Jim Domm wrote chapter 10: Of Effectual Calling, which contains the remaining exception that is taken among some Reformed Baptists. 10.3 states, “Elect infants dying in infancy are regenerated and saved by Christ through the Spirit.” Domm explains the arguments for and against the confessional statement from both the Bible and Church history; however, he concludes that “Paragraph 3 reminds us that the effectual call of God is inscrutable. It is shrouded in mystery.” My personal conviction is that the statement in paragraph 3 is carefully worded to be intentionally vague, suggesting that there is a reasonable, common understanding that there are at least some infants that are elect, but may include all infants dying in infancy, as Spurgeon believed. 

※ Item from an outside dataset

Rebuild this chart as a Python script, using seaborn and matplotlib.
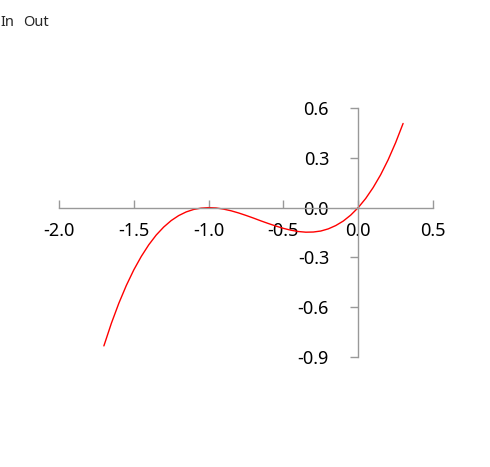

Chapter 18: Of The Assurance of Grace and Salvation by Jeffery Smith was particularly pastoral and practical. While reading this chapter, one will soon forget that they are reading an exposition of the confession and will have their heart warmed and their faith encouraged as the Bible’s teaching on assurance is expounded. The section within the chapter entitled “Assurance Should be Pursued” is worth the purchase price of the entire volume. It is filled with practical counsel to help weary saints floundering in the ebbs and flows of life in a sin-sick world find assurance.

In chapter 25: Of Marriage, Lee McKinnon provides unashamedly biblical wisdom that is particularly helpful in our current cultural climate. He thoroughly addresses confessional statements that are oft-overlooked but important, like polygamy and incest. McKinnon’s final section, “Why Doesn’t the Confession Say Anything About Divorce?” is particularly enlightening from an important historical perspective.

A New Exposition is a welcome addition to a growing body of Reformed Baptist works. There is still room for more publications on the 2LBC, and this will undoubtedly be a useful volume for generations to come. Pastors, scholars, and laypeople alike will benefit from this work. Unlike a reference book or a technical, scholarly treatise, A New Exposition is enjoyable from cover to cover. I have recommended to my church that they read it just like that. This book will help you think more biblically and provide spiritual warmth and nourishment. More importantly, if the collective, pastoral wisdom within the chapters of this book is applied, it will make you a more faithful disciple of the Lord Jesus Christ. Tolle Lege!